Proud Merchants
Time Limit: 2000/1000 MS (Java/Others) Memory Limit: 131072/65536 K (Java/Others)
Total Submission(s): 2777 Accepted Submission(s): 1155
Problem Description
Recently, iSea went to an ancient country. For such a long time, it was the most wealthy and powerful kingdom in the world. As a result, the people in this country are still very proud even if their nation hasn’t been so wealthy any
more.
The merchants were the most typical, each of them only sold exactly one item, the price was Pi, but they would refuse to make a trade with you if your money were less than Qi, and iSea evaluated every item a value Vi.

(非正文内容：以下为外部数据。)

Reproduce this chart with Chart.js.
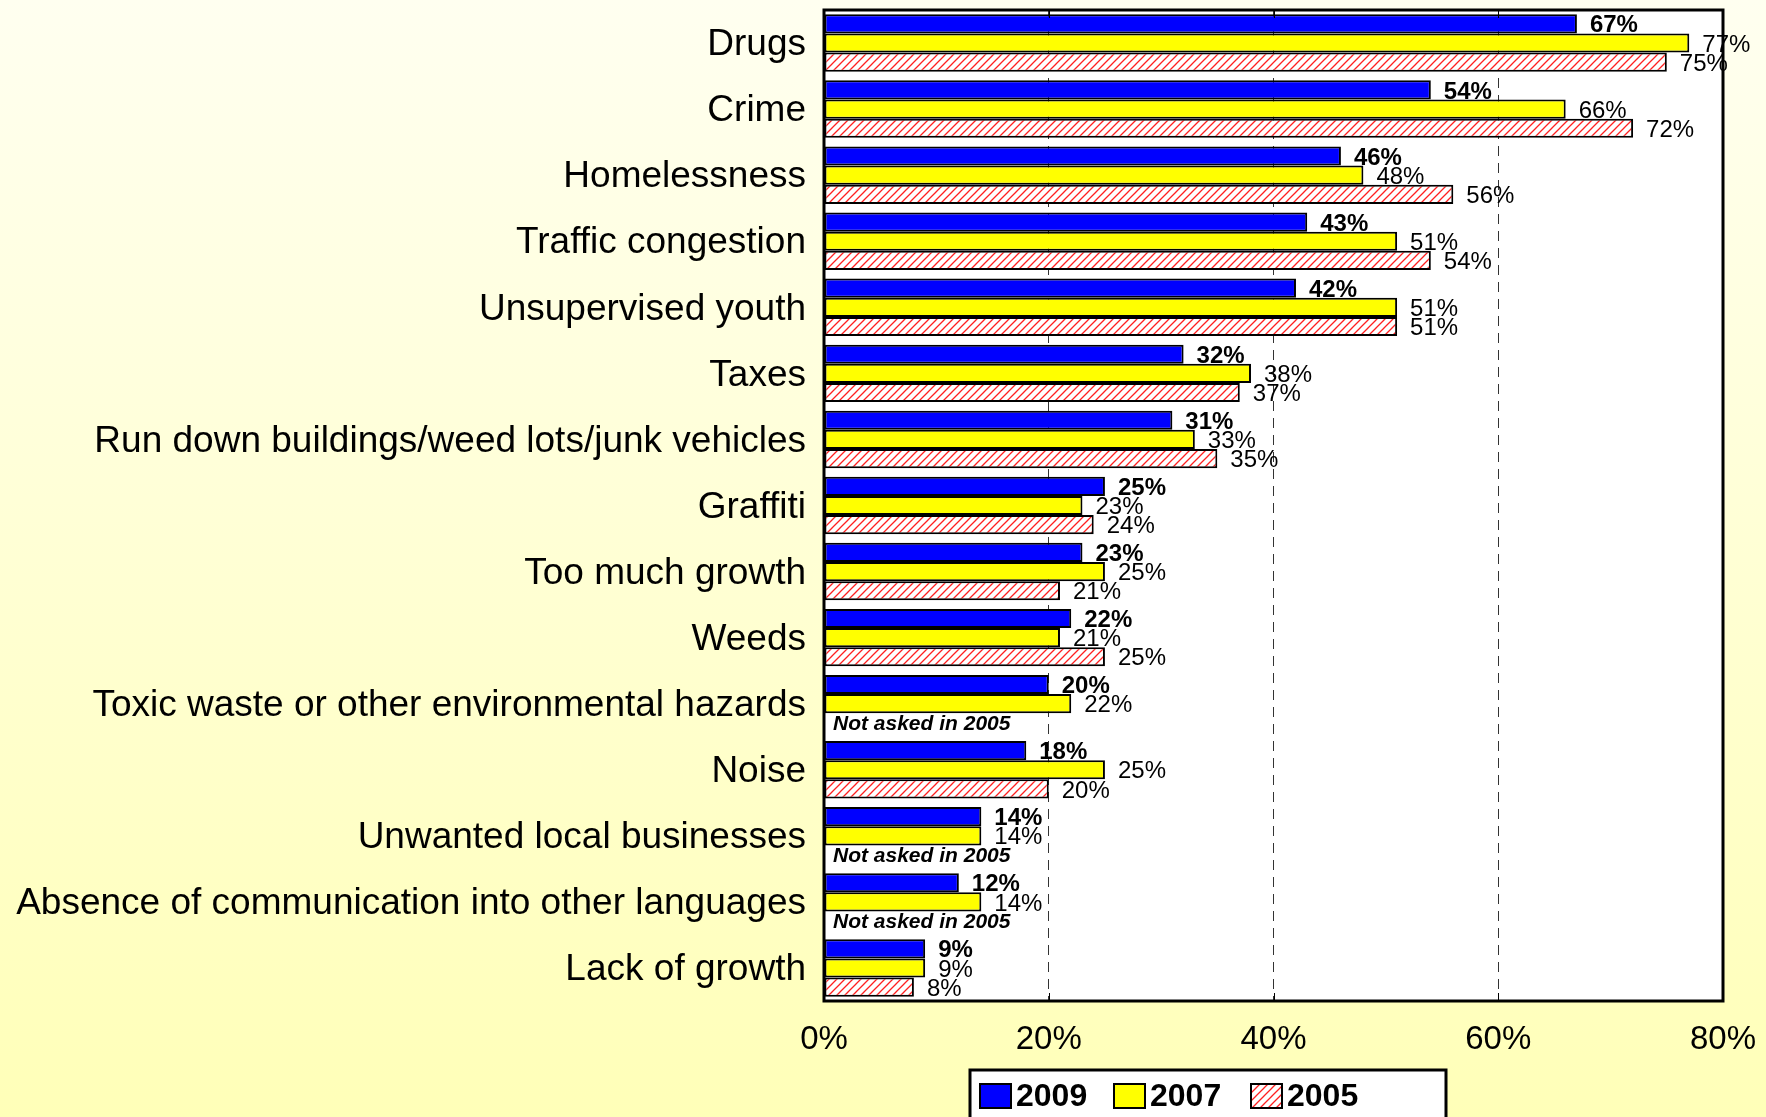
<!DOCTYPE html>
<html>
<head>
<meta charset="utf-8">
<script src="https://cdn.jsdelivr.net/npm/chart.js@4.4.1/dist/chart.umd.min.js"></script>
<style>
  html, body { margin: 0; padding: 0; }
  body { width: 1766px; height: 1117px; overflow: hidden;
         background: linear-gradient(to bottom, #FFFFF0 0%, #FFFFB8 100%); }
  #wrap { position: relative; width: 1766px; height: 1117px; }
</style>
</head>
<body>
<div id="wrap"><canvas id="chart" width="1766" height="1117"></canvas></div>
<script>
// Problems named by residents, share of respondents by survey year
const categories = [
  'Drugs',
  'Crime',
  'Homelessness',
  'Traffic congestion',
  'Unsupervised youth',
  'Taxes',
  'Run down buildings/weed lots/junk vehicles',
  'Graffiti',
  'Too much growth',
  'Weeds',
  'Toxic waste or other environmental hazards',
  'Noise',
  'Unwanted local businesses',
  'Absence of communication into other languages',
  'Lack of growth'
];
const values2009 = [67, 54, 46, 43, 42, 32, 31, 25, 23, 22, 20, 18, 14, 12, 9];
const values2007 = [77, 66, 48, 51, 51, 38, 33, 23, 25, 21, 22, 25, 14, 14, 9];
const values2005 = [75, 72, 56, 54, 51, 37, 35, 24, 21, 25, null, 20, null, null, 8];
const seriesLabels = ['2009', '2007', '2005'];
const xTicks = [0, 20, 40, 60, 80];
const notAskedText = 'Not asked in 2005';

const FONT = '"Liberation Sans", Arial, Helvetica, sans-serif';

// red diagonal hatching on white for the 2005 series
function makeHatch() {
  const s = 8;
  const c = document.createElement('canvas');
  c.width = s; c.height = s;
  const g = c.getContext('2d');
  g.fillStyle = '#FFFFFF';
  g.fillRect(0, 0, s, s);
  g.strokeStyle = '#FF2020';
  g.lineWidth = 1.3;
  g.beginPath();
  g.moveTo(0, s); g.lineTo(s, 0);
  g.moveTo(-s / 2, s / 2); g.lineTo(s / 2, -s / 2);
  g.moveTo(s / 2, s * 1.5); g.lineTo(s * 1.5, s / 2);
  g.stroke();
  return g.createPattern(c, 'repeat');
}
const hatch = makeHatch();

// white plot background, drawn before everything else in the chart area
const plotBackground = {
  id: 'plotBackground',
  beforeDraw(chart) {
    const { ctx, chartArea: a } = chart;
    ctx.save();
    ctx.fillStyle = '#FFFFFF';
    ctx.fillRect(a.left, a.top, a.right - a.left, a.bottom - a.top);
    ctx.restore();
  }
};

// value labels, "not asked" notes, plot frame and legend
const annotations = {
  id: 'annotations',
  afterDatasetsDraw(chart) {
    const { ctx, chartArea: a, scales } = chart;
    ctx.save();
    // frame and inner tick marks
    ctx.strokeStyle = '#000000';
    ctx.lineWidth = 3;
    ctx.strokeRect(a.left, a.top, a.right - a.left, a.bottom - a.top);
    ctx.lineWidth = 1;
    xTicks.slice(1, -1).forEach(v => {
      const x = Math.round(scales.x.getPixelForValue(v)) + 0.5;
      ctx.beginPath();
      ctx.moveTo(x, a.top); ctx.lineTo(x, a.top + 8);
      ctx.moveTo(x, a.bottom); ctx.lineTo(x, a.bottom - 8);
      ctx.stroke();
    });

    ctx.fillStyle = '#000000';
    ctx.textBaseline = 'middle';
    ctx.textAlign = 'left';
    chart.data.datasets.forEach((ds, di) => {
      const meta = chart.getDatasetMeta(di);
      meta.data.forEach((bar, i) => {
        const v = ds.data[i];
        if (v === null || v === undefined) {
          ctx.font = 'italic bold 21px ' + FONT;
          ctx.fillText(notAskedText, a.left + 9, bar.y + 1);
          return;
        }
        ctx.font = (di === 0 ? 'bold ' : '') + '24px ' + FONT;
        ctx.fillText(v + '%', bar.x + 13, bar.y + 2);
      });
    });

    // legend box
    const lx = 970, ly = 1070, lw = 476, lh = 60;
    ctx.fillStyle = '#FFFFFF';
    ctx.fillRect(lx, ly, lw, lh);
    ctx.lineWidth = 3;
    ctx.strokeStyle = '#000000';
    ctx.strokeRect(lx, ly, lw, lh);
    const items = [
      { box: 980, text: 1016 },
      { box: 1114, text: 1150 },
      { box: 1251, text: 1287 }
    ];
    ctx.font = 'bold 32px ' + FONT;
    ctx.textBaseline = 'middle';
    items.forEach((it, k) => {
      const ds = chart.data.datasets[k];
      ctx.fillStyle = ds.backgroundColor;
      ctx.fillRect(it.box, 1084, 31, 24);
      ctx.lineWidth = 2;
      ctx.strokeStyle = '#000000';
      ctx.strokeRect(it.box, 1084, 31, 24);
      ctx.fillStyle = '#000000';
      ctx.fillText(ds.label, it.text, 1097);
    });
    ctx.restore();
  }
};

new Chart(document.getElementById('chart'), {
  type: 'bar',
  data: {
    labels: categories,
    datasets: [
      { label: seriesLabels[0], data: values2009, backgroundColor: '#0000FF' },
      { label: seriesLabels[1], data: values2007, backgroundColor: '#FFFF00' },
      { label: seriesLabels[2], data: values2005, backgroundColor: hatch }
    ]
  },
  options: {
    indexAxis: 'y',
    responsive: false,
    animation: false,
    devicePixelRatio: 1,
    layout: { padding: { top: 10, right: 43, left: 0, bottom: 0 } },
    datasets: {
      bar: {
        borderColor: '#000000',
        borderWidth: 2,
        borderSkipped: false,
        categoryPercentage: 0.87,
        barPercentage: 1.0
      }
    },
    plugins: {
      legend: { display: false },
      tooltip: { enabled: false }
    },
    scales: {
      x: {
        min: 0, max: 80,
        afterFit(scale) {
          scale.height = 116;
          scale.paddingLeft = 0;
          scale.paddingRight = 0;
        },
        afterBuildTicks(scale) { scale.ticks = xTicks.map(v => ({ value: v })); },
        ticks: {
          padding: 19,
          color: '#000000',
          font: { family: FONT, size: 33 },
          callback: v => v + '%'
        },
        grid: {
          drawTicks: false,
          lineWidth: 1,
          color: ctx => (ctx.tick && (ctx.tick.value === 0 || ctx.tick.value === 80)) ? 'rgba(0,0,0,0)' : '#333333'
        },
        border: { display: false, dash: [10, 7] }
      },
      y: {
        afterFit(scale) {
          scale.width = 824;
          scale.paddingTop = 0;
          scale.paddingBottom = 0;
        },
        ticks: {
          padding: 18,
          labelOffset: 2,
          color: '#000000',
          font: { family: FONT, size: 37 }
        },
        grid: { display: false, drawTicks: false },
        border: { display: false }
      }
    }
  },
  plugins: [plotBackground, annotations]
});
</script>
</body>
</html>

If he had M units of money, what’s the maximum value iSea could get?
Input
There are several test cases in the input.
Each test case begin with two integers N, M (1 ≤ N ≤ 500, 1 ≤ M ≤ 5000), indicating the items’ number and the initial money.
Then N lines follow, each line contains three numbers Pi, Qi and Vi (1 ≤ Pi ≤ Qi ≤ 100, 1 ≤ Vi ≤ 1000), their meaning is in the description.

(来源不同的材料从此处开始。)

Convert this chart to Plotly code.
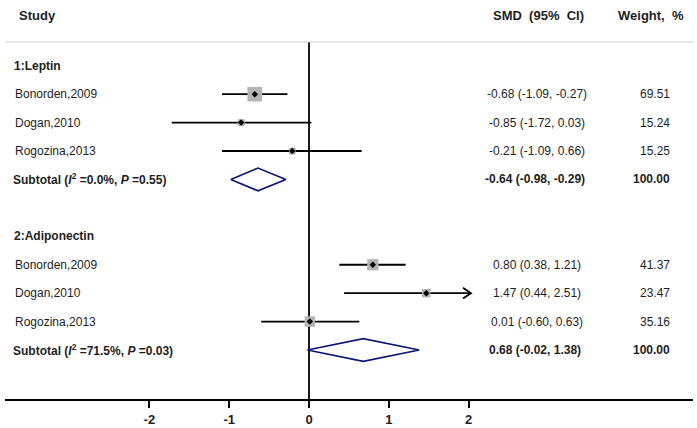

The input terminates by end of file marker.
Output
For each test case, output one integer, indicating maximum value iSea could get.
Sample Input
2 10 10 15 10 5 10 5 3 10 5 10 5 3 5 6 2 7 3
Sample Output
5 11
题意:给你N个物品和M单位的金钱,每个物品有价格a、购买的前提资金b、价值c,要买某个物品,你的钱必须大于等于b,求出最大能获得的价值量
这是个有前提的背包问题,主要是判断物品出场的顺序,本人表示跟上一题一样,准备作死的节奏,就不解析了,等弄明白了再加上
#include <iostream>
#include <cstdio>
#include <cstring>
#include <algorithm>
#define Max(a,b) a>b?a:b
using namespace std;
struct node
{
int a,b,c;
}s[555];
bool cmp(const node &a,const node &b)
{
return a.b-a.a<b.b-b.a; //排序规则
}
int main (void)
{
int n,m,i,j,k,l;
int dp[5555];
while(scanf("%d%d",&n,&m)!=EOF)
{
for(i=0;i<n;i++)
{
scanf("%d%d%d",&s[i].a,&s[i].b,&s[i].c);
}
sort(s,s+n,cmp);
memset(dp,0,sizeof(dp));
for(i=0;i<n;i++) //01背包
for(j=m;j>=s[i].b;j--)
dp[j]=Max(dp[j],dp[j-s[i].a]+s[i].c);
printf("%d\n",dp[m]);
}
return 0;
}
总结:今天就做了这两个题,一个是K大值的背包,一个是有前提的背包,这几天有得溜了!